* **What is expected**
Output each entry below as it stands, leaving out every picture.

* **Plotting code records**
:::

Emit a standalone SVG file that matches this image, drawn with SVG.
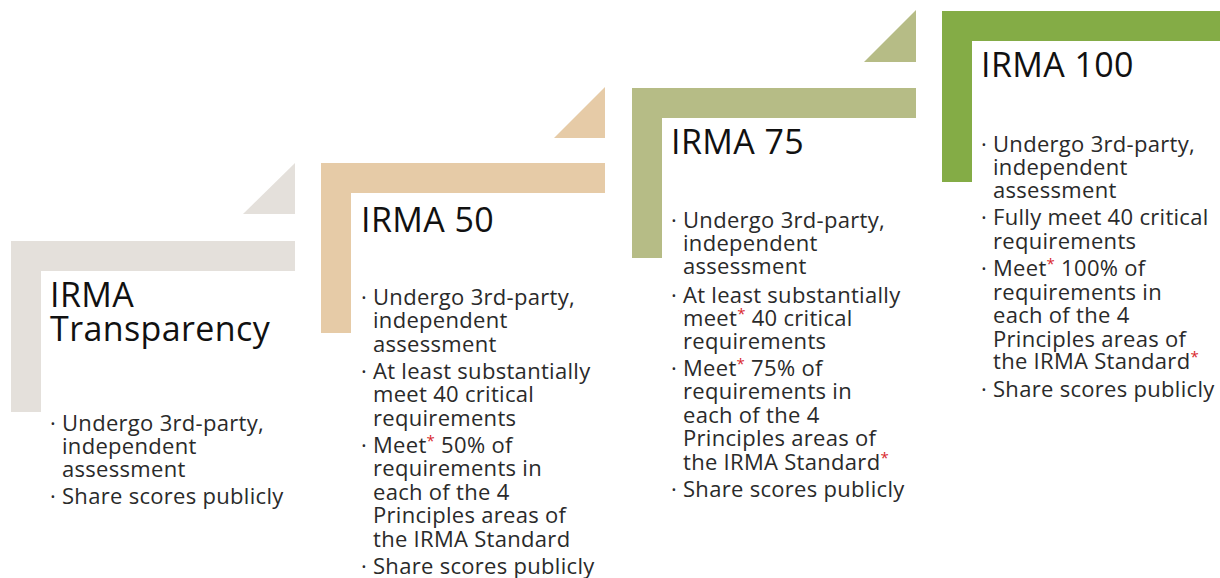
<svg xmlns="http://www.w3.org/2000/svg" width="1220" height="578" viewBox="0 0 1220 578">
  <style>
    .title { font-family: "Open Sans", "Liberation Sans", sans-serif; font-size: 34px; letter-spacing: 0.4px; fill: #111111; }
    .body { font-family: "Open Sans", "Liberation Sans", sans-serif; font-size: 22px; letter-spacing: 0.3px; fill: #2a2a2a; }
    .ast { fill: #d9262c; font-size: 15px; }
    .s1 { fill: #e4e0db; }
    .s2 { fill: #e6cba7; }
    .s3 { fill: #b6bc86; }
    .s4 { fill: #84ac46; }
  </style>

  <!-- Step 1: IRMA Transparency -->
  <g id="step-transparency">
    <polygon class="s1" points="243,214 295,214 295,163"/>
    <path class="s1" d="M11,241 H295 V271 H41 V412 H11 Z"/>
    <text class="title"><tspan x="50" y="307">IRMA</tspan><tspan x="50" y="341">Transparency</tspan></text>
    <text class="body">
      <tspan x="50" y="431">· </tspan><tspan x="62" y="431">Undergo 3rd-party,</tspan>
      <tspan x="62" y="454">independent</tspan>
      <tspan x="62" y="477">assessment</tspan>
      <tspan x="50" y="504">· </tspan><tspan x="62" y="504">Share scores publicly</tspan>
    </text>
  </g>

  <!-- Step 2: IRMA 50 -->
  <g id="step-irma50">
    <polygon class="s2" points="554,138 605,138 605,87"/>
    <path class="s2" d="M321,163 H605 V193 H351 V333 H321 Z"/>
    <text class="title" x="361" y="232">IRMA 50</text>
    <text class="body">
      <tspan x="361" y="305">· </tspan><tspan x="373" y="305">Undergo 3rd-party,</tspan>
      <tspan x="373" y="328">independent</tspan>
      <tspan x="373" y="352">assessment</tspan>
      <tspan x="361" y="379">· </tspan><tspan x="373" y="379">At least substantially</tspan>
      <tspan x="373" y="402">meet 40 critical</tspan>
      <tspan x="373" y="426">requirements</tspan>
      <tspan x="361" y="453">· </tspan><tspan x="373" y="453">Meet</tspan><tspan class="ast" dy="-7">*</tspan><tspan dy="7"> 50% of</tspan>
      <tspan x="373" y="476">requirements in</tspan>
      <tspan x="373" y="500">each of the 4</tspan>
      <tspan x="373" y="523">Principles areas of</tspan>
      <tspan x="373" y="547">the IRMA Standard</tspan>
      <tspan x="361" y="574">· </tspan><tspan x="373" y="574">Share scores publicly</tspan>
    </text>
  </g>

  <!-- Step 3: IRMA 75 -->
  <g id="step-irma75">
    <polygon class="s3" points="864,62 916,62 916,10"/>
    <path class="s3" d="M632,88 H916 V118 H662 V258 H632 Z"/>
    <text class="title" x="671" y="154">IRMA 75</text>
    <text class="body">
      <tspan x="671" y="228">· </tspan><tspan x="683" y="228">Undergo 3rd-party,</tspan>
      <tspan x="683" y="251">independent</tspan>
      <tspan x="683" y="274">assessment</tspan>
      <tspan x="671" y="303">· </tspan><tspan x="683" y="303">At least substantially</tspan>
      <tspan x="683" y="326">meet</tspan><tspan class="ast" dy="-7">*</tspan><tspan dy="7"> 40 critical</tspan>
      <tspan x="683" y="349">requirements</tspan>
      <tspan x="671" y="376">· </tspan><tspan x="683" y="376">Meet</tspan><tspan class="ast" dy="-7">*</tspan><tspan dy="7"> 75% of</tspan>
      <tspan x="683" y="399">requirements in</tspan>
      <tspan x="683" y="423">each of the 4</tspan>
      <tspan x="683" y="446">Principles areas of</tspan>
      <tspan x="683" y="470">the IRMA Standard</tspan><tspan class="ast" dy="-7">*</tspan>
      <tspan x="671" y="497">· </tspan><tspan x="683" y="497">Share scores publicly</tspan>
    </text>
  </g>

  <!-- Step 4: IRMA 100 -->
  <g id="step-irma100">
    <path class="s4" d="M942,11 H1220 V41 H972 V182 H942 Z"/>
    <text class="title" x="981" y="77">IRMA 100</text>
    <text class="body">
      <tspan x="981" y="152">· </tspan><tspan x="993" y="152">Undergo 3rd-party,</tspan>
      <tspan x="993" y="175">independent</tspan>
      <tspan x="993" y="198">assessment</tspan>
      <tspan x="981" y="225">· </tspan><tspan x="993" y="225">Fully meet 40 critical</tspan>
      <tspan x="993" y="249">requirements</tspan>
      <tspan x="981" y="276">· </tspan><tspan x="993" y="276">Meet</tspan><tspan class="ast" dy="-7">*</tspan><tspan dy="7"> 100% of</tspan>
      <tspan x="993" y="300">requirements in</tspan>
      <tspan x="993" y="323">each of the 4</tspan>
      <tspan x="993" y="347">Principles areas of</tspan>
      <tspan x="993" y="369">the IRMA Standard</tspan><tspan class="ast" dy="-7">*</tspan>
      <tspan x="981" y="397">· </tspan><tspan x="993" y="397">Share scores publicly</tspan>
    </text>
  </g>
</svg>
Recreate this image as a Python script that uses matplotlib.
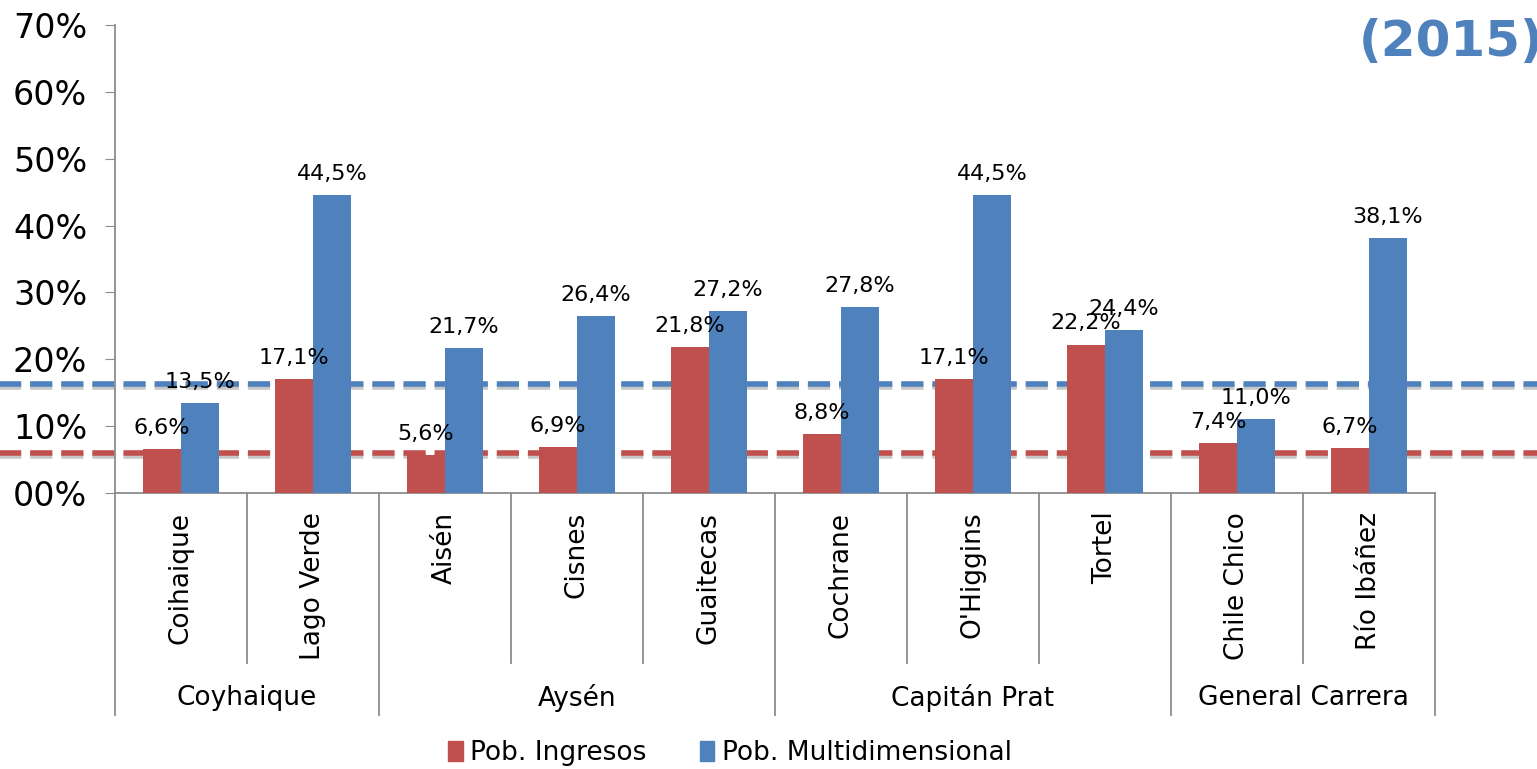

:::

* **Exercise answer**
Emit a standalone SVG file that matches this image, drawn with SVG.
<svg xmlns="http://www.w3.org/2000/svg" width="1220" height="578" viewBox="0 0 1220 578">
  <style>
    .title { font-family: "Open Sans", "Liberation Sans", sans-serif; font-size: 34px; letter-spacing: 0.4px; fill: #111111; }
    .body { font-family: "Open Sans", "Liberation Sans", sans-serif; font-size: 22px; letter-spacing: 0.3px; fill: #2a2a2a; }
    .ast { fill: #d9262c; font-size: 15px; }
    .s1 { fill: #e4e0db; }
    .s2 { fill: #e6cba7; }
    .s3 { fill: #b6bc86; }
    .s4 { fill: #84ac46; }
  </style>

  <!-- Step 1: IRMA Transparency -->
  <g id="step-transparency">
    <polygon class="s1" points="243,214 295,214 295,163"/>
    <path class="s1" d="M11,241 H295 V271 H41 V412 H11 Z"/>
    <text class="title"><tspan x="50" y="307">IRMA</tspan><tspan x="50" y="341">Transparency</tspan></text>
    <text class="body">
      <tspan x="50" y="431">· </tspan><tspan x="62" y="431">Undergo 3rd-party,</tspan>
      <tspan x="62" y="454">independent</tspan>
      <tspan x="62" y="477">assessment</tspan>
      <tspan x="50" y="504">· </tspan><tspan x="62" y="504">Share scores publicly</tspan>
    </text>
  </g>

  <!-- Step 2: IRMA 50 -->
  <g id="step-irma50">
    <polygon class="s2" points="554,138 605,138 605,87"/>
    <path class="s2" d="M321,163 H605 V193 H351 V333 H321 Z"/>
    <text class="title" x="361" y="232">IRMA 50</text>
    <text class="body">
      <tspan x="361" y="305">· </tspan><tspan x="373" y="305">Undergo 3rd-party,</tspan>
      <tspan x="373" y="328">independent</tspan>
      <tspan x="373" y="352">assessment</tspan>
      <tspan x="361" y="379">· </tspan><tspan x="373" y="379">At least substantially</tspan>
      <tspan x="373" y="402">meet 40 critical</tspan>
      <tspan x="373" y="426">requirements</tspan>
      <tspan x="361" y="453">· </tspan><tspan x="373" y="453">Meet</tspan><tspan class="ast" dy="-7">*</tspan><tspan dy="7"> 50% of</tspan>
      <tspan x="373" y="476">requirements in</tspan>
      <tspan x="373" y="500">each of the 4</tspan>
      <tspan x="373" y="523">Principles areas of</tspan>
      <tspan x="373" y="547">the IRMA Standard</tspan>
      <tspan x="361" y="574">· </tspan><tspan x="373" y="574">Share scores publicly</tspan>
    </text>
  </g>

  <!-- Step 3: IRMA 75 -->
  <g id="step-irma75">
    <polygon class="s3" points="864,62 916,62 916,10"/>
    <path class="s3" d="M632,88 H916 V118 H662 V258 H632 Z"/>
    <text class="title" x="671" y="154">IRMA 75</text>
    <text class="body">
      <tspan x="671" y="228">· </tspan><tspan x="683" y="228">Undergo 3rd-party,</tspan>
      <tspan x="683" y="251">independent</tspan>
      <tspan x="683" y="274">assessment</tspan>
      <tspan x="671" y="303">· </tspan><tspan x="683" y="303">At least substantially</tspan>
      <tspan x="683" y="326">meet</tspan><tspan class="ast" dy="-7">*</tspan><tspan dy="7"> 40 critical</tspan>
      <tspan x="683" y="349">requirements</tspan>
      <tspan x="671" y="376">· </tspan><tspan x="683" y="376">Meet</tspan><tspan class="ast" dy="-7">*</tspan><tspan dy="7"> 75% of</tspan>
      <tspan x="683" y="399">requirements in</tspan>
      <tspan x="683" y="423">each of the 4</tspan>
      <tspan x="683" y="446">Principles areas of</tspan>
      <tspan x="683" y="470">the IRMA Standard</tspan><tspan class="ast" dy="-7">*</tspan>
      <tspan x="671" y="497">· </tspan><tspan x="683" y="497">Share scores publicly</tspan>
    </text>
  </g>

  <!-- Step 4: IRMA 100 -->
  <g id="step-irma100">
    <path class="s4" d="M942,11 H1220 V41 H972 V182 H942 Z"/>
    <text class="title" x="981" y="77">IRMA 100</text>
    <text class="body">
      <tspan x="981" y="152">· </tspan><tspan x="993" y="152">Undergo 3rd-party,</tspan>
      <tspan x="993" y="175">independent</tspan>
      <tspan x="993" y="198">assessment</tspan>
      <tspan x="981" y="225">· </tspan><tspan x="993" y="225">Fully meet 40 critical</tspan>
      <tspan x="993" y="249">requirements</tspan>
      <tspan x="981" y="276">· </tspan><tspan x="993" y="276">Meet</tspan><tspan class="ast" dy="-7">*</tspan><tspan dy="7"> 100% of</tspan>
      <tspan x="993" y="300">requirements in</tspan>
      <tspan x="993" y="323">each of the 4</tspan>
      <tspan x="993" y="347">Principles areas of</tspan>
      <tspan x="993" y="369">the IRMA Standard</tspan><tspan class="ast" dy="-7">*</tspan>
      <tspan x="981" y="397">· </tspan><tspan x="993" y="397">Share scores publicly</tspan>
    </text>
  </g>
</svg>
Recreate this image as a Python script that uses matplotlib.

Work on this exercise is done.